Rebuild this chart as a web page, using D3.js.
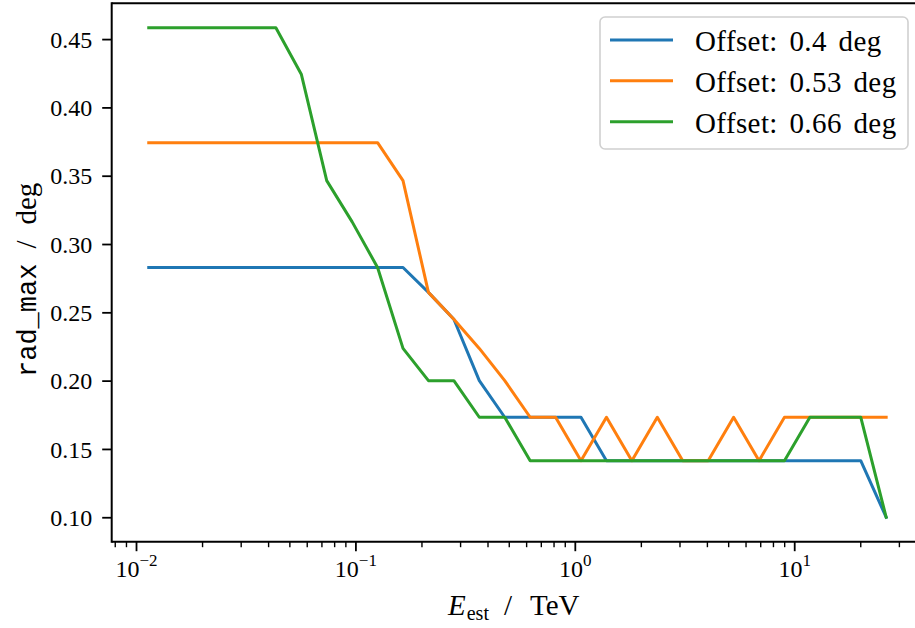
<!DOCTYPE html>
<html>
<head>
<meta charset="utf-8">
<script src="https://cdn.jsdelivr.net/npm/d3@7"></script>
<style>
  html, body { margin: 0; padding: 0; background: #fff; }
  svg { display: block; font-family: 'Liberation Serif', 'DejaVu Serif', serif; }
  .mono { font-family: 'Liberation Mono', 'DejaVu Sans Mono', monospace; }
  .serif { font-family: 'Liberation Serif', 'DejaVu Serif', serif; }
</style>
</head>
<body>
<svg id="chart" width="915" height="628"></svg>
<script>
// Energy bin centres (TeV)
const energies = [0.01143, 0.01492, 0.01949, 0.02545, 0.03323, 0.04340, 0.05667, 0.07400,
  0.09665, 0.1262, 0.1648, 0.2152, 0.2810, 0.3670, 0.4793, 0.6259, 0.8174, 1.067,
  1.394, 1.820, 2.377, 3.104, 4.054, 5.294, 6.914, 9.028, 11.79, 15.39, 20.10, 26.25];

const seriesNames = ["Offset: 0.4 deg", "Offset: 0.53 deg", "Offset: 0.66 deg"];
const seriesColors = ["#1f77b4", "#ff7f0e", "#2ca02c"];

const offset040 = [0.2828, 0.2828, 0.2828, 0.2828, 0.2828, 0.2828, 0.2828, 0.2828, 0.2828, 0.2828,
  0.2828, 0.2646, 0.2449, 0.2000, 0.1732, 0.1732, 0.1732, 0.1732, 0.1414, 0.1414,
  0.1414, 0.1414, 0.1414, 0.1414, 0.1414, 0.1414, 0.1414, 0.1414, 0.1414, 0.1000];
const offset053 = [0.3742, 0.3742, 0.3742, 0.3742, 0.3742, 0.3742, 0.3742, 0.3742, 0.3742, 0.3742,
  0.3464, 0.2646, 0.2449, 0.2236, 0.2000, 0.1732, 0.1732, 0.1414, 0.1732, 0.1414,
  0.1732, 0.1414, 0.1414, 0.1732, 0.1414, 0.1732, 0.1732, 0.1732, 0.1732, 0.1732];
const offset066 = [0.4583, 0.4583, 0.4583, 0.4583, 0.4583, 0.4583, 0.4243, 0.3464, 0.3162, 0.2828,
  0.2236, 0.2000, 0.2000, 0.1732, 0.1732, 0.1414, 0.1414, 0.1414, 0.1414, 0.1414,
  0.1414, 0.1414, 0.1414, 0.1414, 0.1414, 0.1414, 0.1732, 0.1732, 0.1732, 0.1000];

const yTicks = [0.10, 0.15, 0.20, 0.25, 0.30, 0.35, 0.40, 0.45];
const xMajorExps = [-2, -1, 0, 1];

const series = [offset040, offset053, offset066];

const svg = d3.select("#chart");
const pL = 111.7, pR = 922.8, pT = 3.3, pB = 541.7;

const x = d3.scaleLog().domain([Math.pow(10, -2.1108), Math.pow(10, 1.5861)]).range([pL, pR]);
const y = d3.scaleLinear().domain([0.0821, 0.4762]).range([pB, pT]);

svg.append("defs").append("clipPath").attr("id", "clip")
  .append("rect").attr("x", pL).attr("y", pT).attr("width", pR - pL).attr("height", pB - pT);

// Lines
const line = d3.line().x((d, i) => x(energies[i])).y(d => y(d));
series.forEach((s, k) => {
  svg.append("path")
    .datum(s)
    .attr("clip-path", "url(#clip)")
    .attr("fill", "none")
    .attr("stroke", seriesColors[k])
    .attr("stroke-width", 3)
    .attr("stroke-linejoin", "round")
    .attr("stroke-linecap", "square")
    .attr("d", line);
});

// Spines
svg.append("line").attr("x1", pL).attr("x2", pR).attr("y1", pT).attr("y2", pT)
  .attr("stroke", "#000").attr("stroke-width", 2);
svg.append("line").attr("x1", pL).attr("x2", pR).attr("y1", pB).attr("y2", pB)
  .attr("stroke", "#000").attr("stroke-width", 2);
svg.append("line").attr("x1", pL).attr("x2", pL).attr("y1", pT - 1).attr("y2", pB + 1)
  .attr("stroke", "#000").attr("stroke-width", 2);

// Y axis
const yAxis = d3.axisLeft(y).tickValues(yTicks).tickFormat(d3.format(".2f")).tickSize(9.5).tickPadding(10);
const gy = svg.append("g").attr("transform", `translate(${pL},0)`).call(yAxis)
  .attr("font-family", null).attr("font-size", null);
gy.select(".domain").remove();
gy.selectAll(".tick line").attr("stroke", "#000").attr("stroke-width", 1.8);
gy.selectAll(".tick text").attr("class", "serif").style("font-size", "24px").attr("fill", "#000")
  .attr("dy", "0.34em");

// X axis major
const majors = xMajorExps.map(e => Math.pow(10, e));
const xAxis = d3.axisBottom(x).tickValues(majors).tickFormat("").tickSize(9.5);
const gx = svg.append("g").attr("transform", `translate(0,${pB})`).call(xAxis)
  .attr("font-family", null).attr("font-size", null);
gx.select(".domain").remove();
gx.selectAll(".tick line").attr("stroke", "#000").attr("stroke-width", 1.8);
gx.selectAll(".tick").each(function(d, i) {
  const t = d3.select(this).append("text")
    .attr("class", "serif")
    .attr("y", 35).attr("text-anchor", "middle")
    .style("font-size", "24px").attr("fill", "#000");
  t.append("tspan").text("10");
  t.append("tspan").attr("dy", -11).style("font-size", "17px")
    .text(xMajorExps[i] < 0 ? "\u2212" + (-xMajorExps[i]) : String(xMajorExps[i]));
});

// X minor
const [d0, d1] = x.domain();
const minors = [];
for (let e = -3; e <= 2; e++) {
  for (let m = 2; m <= 9; m++) {
    const v = m * Math.pow(10, e);
    if (v >= d0 && v <= d1) minors.push(v);
  }
}
const xMinor = d3.axisBottom(x).tickValues(minors).tickFormat("").tickSize(5.5);
const gxm = svg.append("g").attr("transform", `translate(0,${pB})`).call(xMinor);
gxm.select(".domain").remove();
gxm.selectAll(".tick line").attr("stroke", "#000").attr("stroke-width", 1.4);

// X axis label
const xl = svg.append("text").attr("class", "serif").attr("x", 448).attr("y", 615)
  .style("font-size", "29px").attr("fill", "#000");
xl.append("tspan").attr("font-style", "italic").text("E");
xl.append("tspan").style("font-size", "20px").attr("dx", 1).attr("dy", 5).text("est");
xl.append("tspan").attr("dx", 15).attr("dy", -5).text("/");
xl.append("tspan").attr("dx", 18).text("TeV");

// Y axis label
const yl = svg.append("text").attr("class", "serif").attr("transform", `translate(36,377) rotate(-90)`)
  .style("font-size", "29px").attr("fill", "#000");
yl.append("tspan").attr("class", "mono").style("font-size", "27px").text("rad_max");
yl.append("tspan").attr("dx", 15).text("/");
yl.append("tspan").attr("dx", 16).text("deg");

// Legend
const lg = svg.append("g");
lg.append("rect").attr("x", 600).attr("y", 17).attr("width", 308).attr("height", 132)
  .attr("rx", 5).attr("fill", "#fff").attr("fill-opacity", 0.8)
  .attr("stroke", "#d0d0d0").attr("stroke-width", 1.6);
const legendRows = [40, 80.7, 121.7];
seriesNames.forEach((name, k) => {
  lg.append("line").attr("x1", 610).attr("x2", 673).attr("y1", legendRows[k]).attr("y2", legendRows[k])
    .attr("stroke", seriesColors[k]).attr("stroke-width", 3);
  lg.append("text").attr("class", "serif").attr("x", 695).attr("y", legendRows[k] + 11)
    .style("font-size", "29px").attr("fill", "#000")
    .attr("word-spacing", 4).attr("letter-spacing", 0.4).text(name);
});
</script>
</body>
</html>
_ _ _ _
• OBJECTIVE: Repeat the listing above exactly, with no pictures.

• ANSWER FOR THIS EXERCISE:
Rebuild this chart as a web page, using D3.js.
<!DOCTYPE html>
<html>
<head>
<meta charset="utf-8">
<script src="https://cdn.jsdelivr.net/npm/d3@7"></script>
<style>
  html, body { margin: 0; padding: 0; background: #fff; }
  svg { display: block; font-family: 'Liberation Serif', 'DejaVu Serif', serif; }
  .mono { font-family: 'Liberation Mono', 'DejaVu Sans Mono', monospace; }
  .serif { font-family: 'Liberation Serif', 'DejaVu Serif', serif; }
</style>
</head>
<body>
<svg id="chart" width="915" height="628"></svg>
<script>
// Energy bin centres (TeV)
const energies = [0.01143, 0.01492, 0.01949, 0.02545, 0.03323, 0.04340, 0.05667, 0.07400,
  0.09665, 0.1262, 0.1648, 0.2152, 0.2810, 0.3670, 0.4793, 0.6259, 0.8174, 1.067,
  1.394, 1.820, 2.377, 3.104, 4.054, 5.294, 6.914, 9.028, 11.79, 15.39, 20.10, 26.25];

const seriesNames = ["Offset: 0.4 deg", "Offset: 0.53 deg", "Offset: 0.66 deg"];
const seriesColors = ["#1f77b4", "#ff7f0e", "#2ca02c"];

const offset040 = [0.2828, 0.2828, 0.2828, 0.2828, 0.2828, 0.2828, 0.2828, 0.2828, 0.2828, 0.2828,
  0.2828, 0.2646, 0.2449, 0.2000, 0.1732, 0.1732, 0.1732, 0.1732, 0.1414, 0.1414,
  0.1414, 0.1414, 0.1414, 0.1414, 0.1414, 0.1414, 0.1414, 0.1414, 0.1414, 0.1000];
const offset053 = [0.3742, 0.3742, 0.3742, 0.3742, 0.3742, 0.3742, 0.3742, 0.3742, 0.3742, 0.3742,
  0.3464, 0.2646, 0.2449, 0.2236, 0.2000, 0.1732, 0.1732, 0.1414, 0.1732, 0.1414,
  0.1732, 0.1414, 0.1414, 0.1732, 0.1414, 0.1732, 0.1732, 0.1732, 0.1732, 0.1732];
const offset066 = [0.4583, 0.4583, 0.4583, 0.4583, 0.4583, 0.4583, 0.4243, 0.3464, 0.3162, 0.2828,
  0.2236, 0.2000, 0.2000, 0.1732, 0.1732, 0.1414, 0.1414, 0.1414, 0.1414, 0.1414,
  0.1414, 0.1414, 0.1414, 0.1414, 0.1414, 0.1414, 0.1732, 0.1732, 0.1732, 0.1000];

const yTicks = [0.10, 0.15, 0.20, 0.25, 0.30, 0.35, 0.40, 0.45];
const xMajorExps = [-2, -1, 0, 1];

const series = [offset040, offset053, offset066];

const svg = d3.select("#chart");
const pL = 111.7, pR = 922.8, pT = 3.3, pB = 541.7;

const x = d3.scaleLog().domain([Math.pow(10, -2.1108), Math.pow(10, 1.5861)]).range([pL, pR]);
const y = d3.scaleLinear().domain([0.0821, 0.4762]).range([pB, pT]);

svg.append("defs").append("clipPath").attr("id", "clip")
  .append("rect").attr("x", pL).attr("y", pT).attr("width", pR - pL).attr("height", pB - pT);

// Lines
const line = d3.line().x((d, i) => x(energies[i])).y(d => y(d));
series.forEach((s, k) => {
  svg.append("path")
    .datum(s)
    .attr("clip-path", "url(#clip)")
    .attr("fill", "none")
    .attr("stroke", seriesColors[k])
    .attr("stroke-width", 3)
    .attr("stroke-linejoin", "round")
    .attr("stroke-linecap", "square")
    .attr("d", line);
});

// Spines
svg.append("line").attr("x1", pL).attr("x2", pR).attr("y1", pT).attr("y2", pT)
  .attr("stroke", "#000").attr("stroke-width", 2);
svg.append("line").attr("x1", pL).attr("x2", pR).attr("y1", pB).attr("y2", pB)
  .attr("stroke", "#000").attr("stroke-width", 2);
svg.append("line").attr("x1", pL).attr("x2", pL).attr("y1", pT - 1).attr("y2", pB + 1)
  .attr("stroke", "#000").attr("stroke-width", 2);

// Y axis
const yAxis = d3.axisLeft(y).tickValues(yTicks).tickFormat(d3.format(".2f")).tickSize(9.5).tickPadding(10);
const gy = svg.append("g").attr("transform", `translate(${pL},0)`).call(yAxis)
  .attr("font-family", null).attr("font-size", null);
gy.select(".domain").remove();
gy.selectAll(".tick line").attr("stroke", "#000").attr("stroke-width", 1.8);
gy.selectAll(".tick text").attr("class", "serif").style("font-size", "24px").attr("fill", "#000")
  .attr("dy", "0.34em");

// X axis major
const majors = xMajorExps.map(e => Math.pow(10, e));
const xAxis = d3.axisBottom(x).tickValues(majors).tickFormat("").tickSize(9.5);
const gx = svg.append("g").attr("transform", `translate(0,${pB})`).call(xAxis)
  .attr("font-family", null).attr("font-size", null);
gx.select(".domain").remove();
gx.selectAll(".tick line").attr("stroke", "#000").attr("stroke-width", 1.8);
gx.selectAll(".tick").each(function(d, i) {
  const t = d3.select(this).append("text")
    .attr("class", "serif")
    .attr("y", 35).attr("text-anchor", "middle")
    .style("font-size", "24px").attr("fill", "#000");
  t.append("tspan").text("10");
  t.append("tspan").attr("dy", -11).style("font-size", "17px")
    .text(xMajorExps[i] < 0 ? "\u2212" + (-xMajorExps[i]) : String(xMajorExps[i]));
});

// X minor
const [d0, d1] = x.domain();
const minors = [];
for (let e = -3; e <= 2; e++) {
  for (let m = 2; m <= 9; m++) {
    const v = m * Math.pow(10, e);
    if (v >= d0 && v <= d1) minors.push(v);
  }
}
const xMinor = d3.axisBottom(x).tickValues(minors).tickFormat("").tickSize(5.5);
const gxm = svg.append("g").attr("transform", `translate(0,${pB})`).call(xMinor);
gxm.select(".domain").remove();
gxm.selectAll(".tick line").attr("stroke", "#000").attr("stroke-width", 1.4);

// X axis label
const xl = svg.append("text").attr("class", "serif").attr("x", 448).attr("y", 615)
  .style("font-size", "29px").attr("fill", "#000");
xl.append("tspan").attr("font-style", "italic").text("E");
xl.append("tspan").style("font-size", "20px").attr("dx", 1).attr("dy", 5).text("est");
xl.append("tspan").attr("dx", 15).attr("dy", -5).text("/");
xl.append("tspan").attr("dx", 18).text("TeV");

// Y axis label
const yl = svg.append("text").attr("class", "serif").attr("transform", `translate(36,377) rotate(-90)`)
  .style("font-size", "29px").attr("fill", "#000");
yl.append("tspan").attr("class", "mono").style("font-size", "27px").text("rad_max");
yl.append("tspan").attr("dx", 15).text("/");
yl.append("tspan").attr("dx", 16).text("deg");

// Legend
const lg = svg.append("g");
lg.append("rect").attr("x", 600).attr("y", 17).attr("width", 308).attr("height", 132)
  .attr("rx", 5).attr("fill", "#fff").attr("fill-opacity", 0.8)
  .attr("stroke", "#d0d0d0").attr("stroke-width", 1.6);
const legendRows = [40, 80.7, 121.7];
seriesNames.forEach((name, k) => {
  lg.append("line").attr("x1", 610).attr("x2", 673).attr("y1", legendRows[k]).attr("y2", legendRows[k])
    .attr("stroke", seriesColors[k]).attr("stroke-width", 3);
  lg.append("text").attr("class", "serif").attr("x", 695).attr("y", legendRows[k] + 11)
    .style("font-size", "29px").attr("fill", "#000")
    .attr("word-spacing", 4).attr("letter-spacing", 0.4).text(name);
});
</script>
</body>
</html>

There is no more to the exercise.